2. Buy local and in season. Did you know that there are spring vegetables, summer vegetables, autumn vegetables, and winter vegetables? Buy local produce will direct you to the seasonal vegetables that are fresher, ripen naturally, and don't spend a lot of time/resources in transportation.
3. Buy enough, but not too much. Reduce what you buy and use what you have. This is the key to not throwing away food.
4. Prepare food quickly for convenience. On shopping day, I leave my produce on my counter as a reminder to wash and prepare my fruits and vegetables. When I take the time to wash, peel, chop, and slice my produce, I don't reach for convenience foods because I made the healthy food convenient!

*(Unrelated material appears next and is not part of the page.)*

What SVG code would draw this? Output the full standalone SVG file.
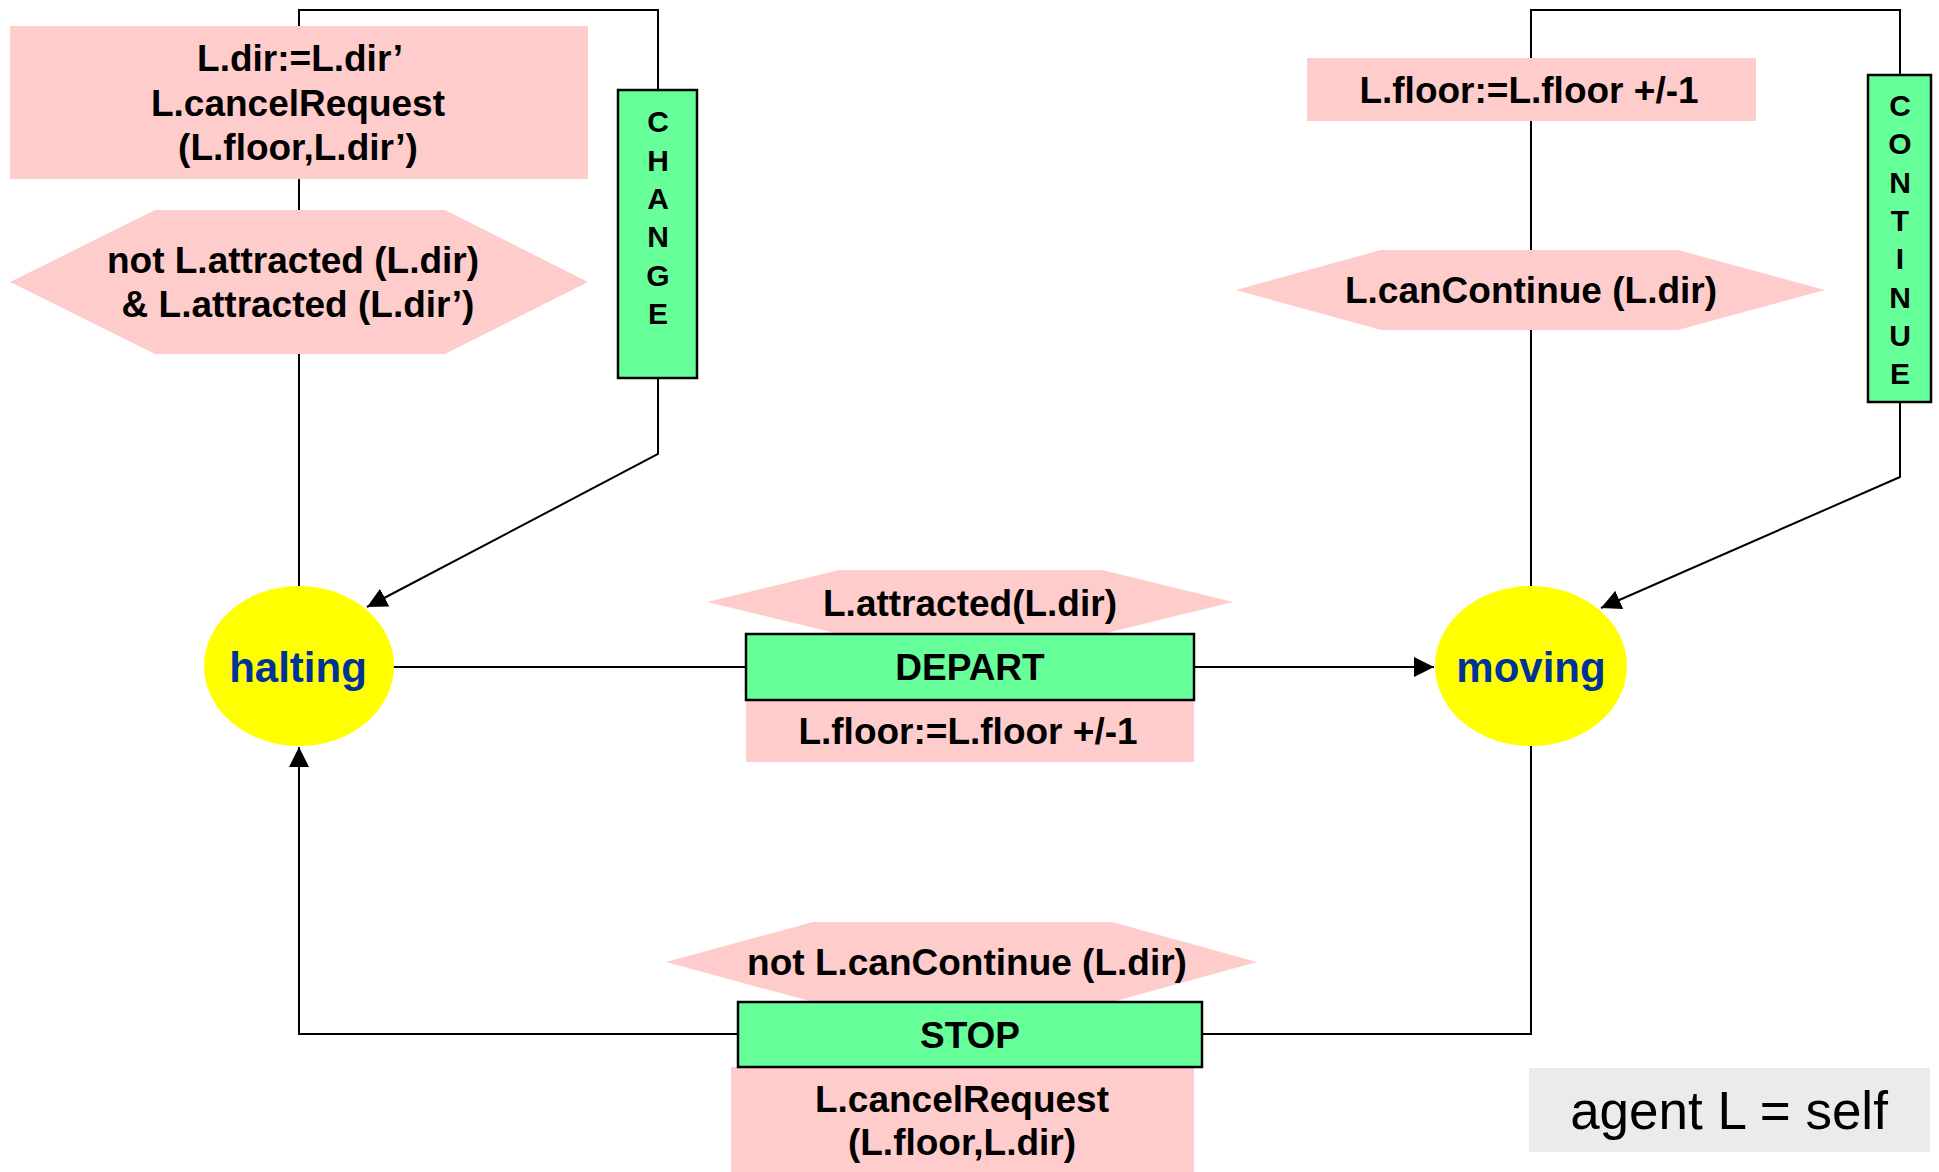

5. Make it yourself instead of buying a pre-made version. It costs extra, both in money and resources to pay for pre-made convenience foods. I have seen pre-peeled oranges that you can buy in plastic containers...or you can buy your own oranges and peel them yourself.
6. Reduce, Reuse, Recycle. Reduce the resources you consume. Find ways to reuse things you already have. Recycle your paper, glass, plastic, and tin.
7. Buy global. Liz, Tip 2 was buy local. Yep. And now Tip 7 is to buy global. Yep. Instead of buying the cheapest products that are made in sweatshops, buy fair trade items. Sometimes the cheapest item supports oppression and the pricier item pays a fair wage to the worker. Research fair trade companies and splurge from time to time on the quality pieces and foods you find there.
8. Try to eat like someone from a majority world country. (The phrase Majority World Country is replacing Third World Country since highly industrialized countries are not the majority of countries in the world). Research how someone from Sudan, Guatemala, or Thailand would eat. Then try to eat like them for a week.
9. Cut something out of your lifestyle AND use the money you would have spent to do good. Cut out carbonated beverages from your life. Spend the money you would have spent on carbonated beverages to help build wells in majority world countries. Cut out the majority of sweets from your life. Spend the money on projects that support sustainable agriculture.